There is an odd conservatism in the common perceptions of life in
other lands. I grew up among English people who still thought of
France—a rather stuffy and puritanical country in the
1960s—in terms of the “Gay Paree” of seventy years earlier, a
place of unbridled license and monocled boulevardiers swilling
champagne at the Folies Bergère. In the same way, many Americans
carry in their minds an image of England as a polite and
civilized land, where impeccably courteous David Niven types sit
around at their clubs in antique leather armchairs sipping port,
while, at the other end of society, stoic cockneys converse in
rhyming slang and cheer each other up with cups of tea in the
parlor. In fact today’s England is a rather coarse and violent
place, whose crime statistics now surpass the United States’ in most
categories (homicide being the principal exception).
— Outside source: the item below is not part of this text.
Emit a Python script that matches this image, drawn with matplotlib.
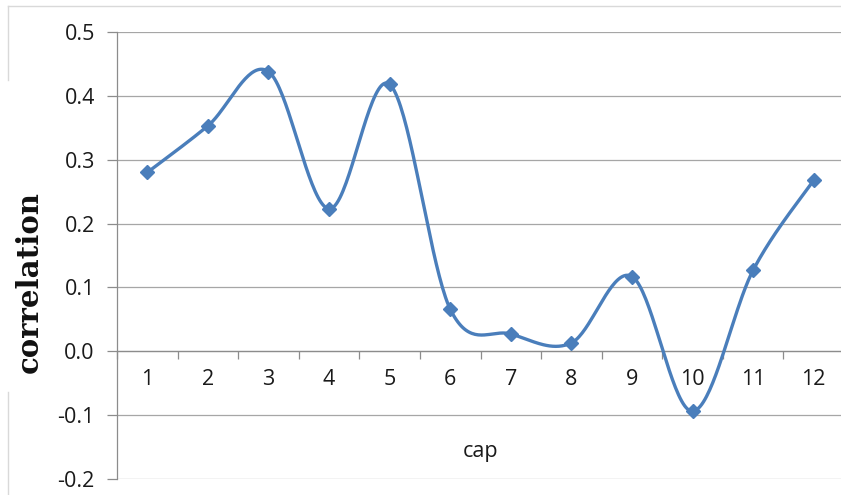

The nation’s
everyday culture is dominated by the most brutish of proletarian
values: politicians like Tony Blair from perfectly sound
bourgeois families affect the dropped aitches and glottal stops
of the slums, while the old codes of chivalry, patriotism, and
restraint have been shoved aside in a snarling, clawing assertion
of “rights.” American jaws drop when I say, in response to
inquiries, how much I enjoy the comparative tranquillity,
security, and civility of life in the United States and the exquisite
manners of Americans—especially in the South, the best-mannered
large region in the English-speaking world.